In fact, I thought the Sportage was the most distinctive-looking SUV on the market at the moment until someone suggested a resemblance to the Porsche Macan at the back. Then I couldn’t unsee it.
I guess there are worse things to copy.
Perhaps the Porsche comparison is timely now because Kia recently bested the German luxury brand in this year’s J.D. Power Initial Quality Survey.
Mainstream-branded cars getting sexy exterior makeovers has been common in recent years, but things have tended to go awry inside, where the low prices mean low-grade interiors. Things like heated and cooled front seats and a powered shade for the enormous glass roof impress in this class – and all standard on this SX.
Kia has finally mastered the art of balancing the soft-touch materials where they matter and cutting corners where we’re less likely to notice. The dash top has a convincing stitching to it, the upper door panels and armrests are sufficiently padded for bony elbows. The A-pillars aren’t swathed in a nicely woven textile, but the plastic is designed in such a way that it looks like they are. But how often were you going to grope those? The Sportage is nice where it counts.
It’s also so simple to use the corporate Hyundai-Kia touchscreen radio and the secondary buttons below. Pretty much every command is straightforward and the screen has one of the most immediate responses out there, to minimize the amount of time you’re screaming at it.
The only significant gripe I had inside the Sportage concerned the cargo area. It’s a decent size and shape, with rear seats that split 60/40 and go down flat. But the floor is so flat and shapeless that your two grocery bags spill over before you leave the parking lot. A cargo organizer or at least some nets or hooks to hold stuff in place would be better than having to climb into the back to get a loose apple.
Or stop buying fruit. Your call.
Ready to pounce
Most Sportages will get the 2.4-liter four with 181 horsepower that will be as adventurous as oatmeal with raisins.

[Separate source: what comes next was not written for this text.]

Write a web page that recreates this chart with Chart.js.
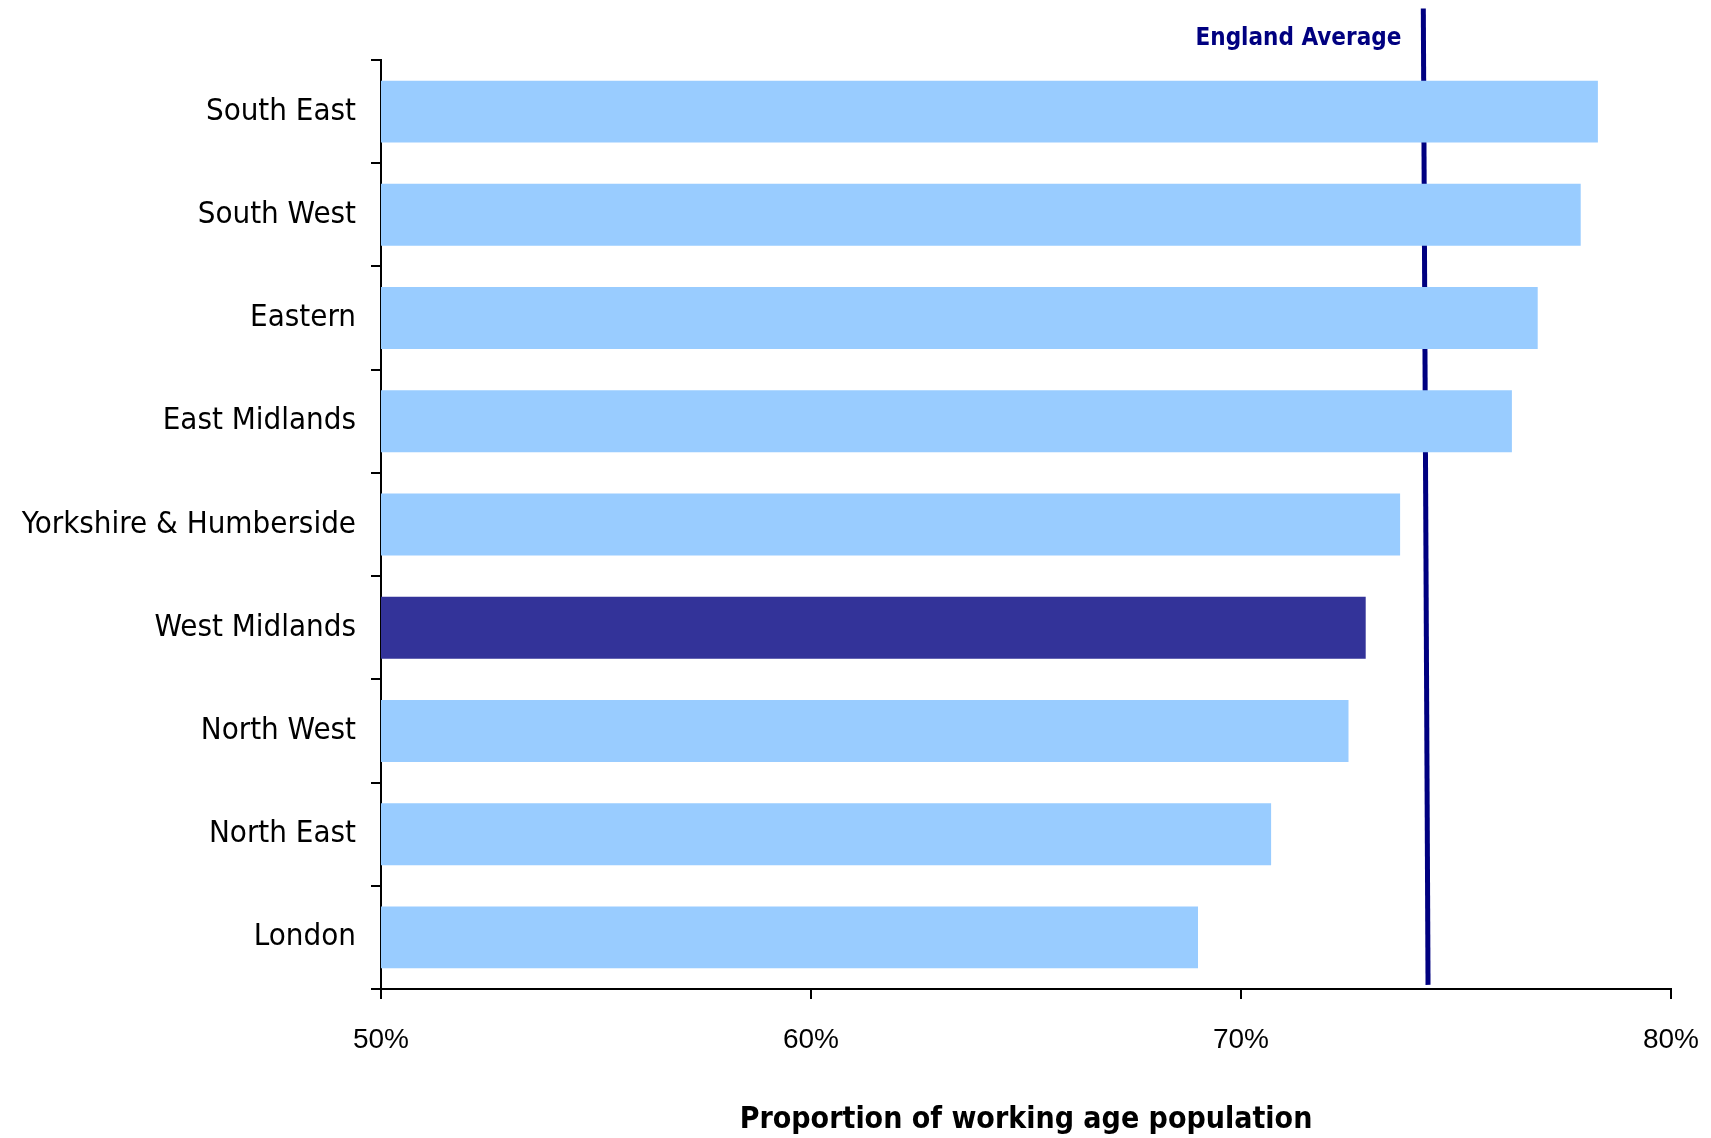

The engine that better matches the Sportage’s looks, however, is the 2.0-liter turbo four, with 245 horsepower.
The turbo is interesting in its old-school nature. There’s a throbbing you can feel through the pedals and wheel at idle, and then a good amount of lag from a full stop. But pulls pretty hard once the turbo gets in the game. You won’t mistake it for a V6, but the power is comparable.
Better still, there’s just enough engine noise in the otherwise quiet cabin. It feels solid unlike its most of its rivals. Kia seems to have channeled an Audi Q5 or Range Rover Evoque rather than a Mazda CX-5, and the planted feel inspires you to play with it in corners. Too bad the steering and tires aren’t up to that, but at least the suspension is willing to give it a try.
Unlike its mechanical relative, the Hyundai Tucson, the Sportage sticks with a typical 6-speed automatic rather than the Hyundai’s 7-speed dual-clutch auto, and it’s mostly better for it. The transmission wants to be in the higher gears a lot, but it’s pretty prompt to shift down when your right foot asks for it.
The obvious downside, however, is a dismal fuel economy figures of 20 city, 23 highway. Ditch the optional all-wheel drive and the 23 mpg combined rating isn’t much better than the 21 with the system. I managed to average around that, but V6-equipped three-row crossovers I’ve driven recently have matched or bettered that.
Combine the interior quality and driving experience, and the Sportage SX feels like a premium product more than a mainstream-branded one.
As far as compact crossovers go, the Sportage SX is a good way to spend $35,000 on one. Aside from the pathetic fuel economy, it doesn’t do anything badly. I wish the fuel economy were better and the steering ever so slightly sharper, but it’s better than most here.
Importantly, it does more than is expected of it when compared to its mainstream rivals. No similarly priced Honda CR-V or Toyota RAV4 feels this substantial. The Tucson and Mazda CX-5 aren’t as powerful and a Ford Escape is more expensive still.
More than a decent drive, a useful box and a polished interior, the Sportage SX makes you question for a minute or two why someone would make the $10-15,000 jump to a premium-branded compact SUV. Sure, it says “KIA” on the front and back, but you’d have to be a real badge snob to let that bother you these days – especially coming out of a Toyota or Ford, for example.
And even if it doesn’t drive like a Porsche Macan, your friends will at least have a positive inflection when they look at the front and ask, “What is that?”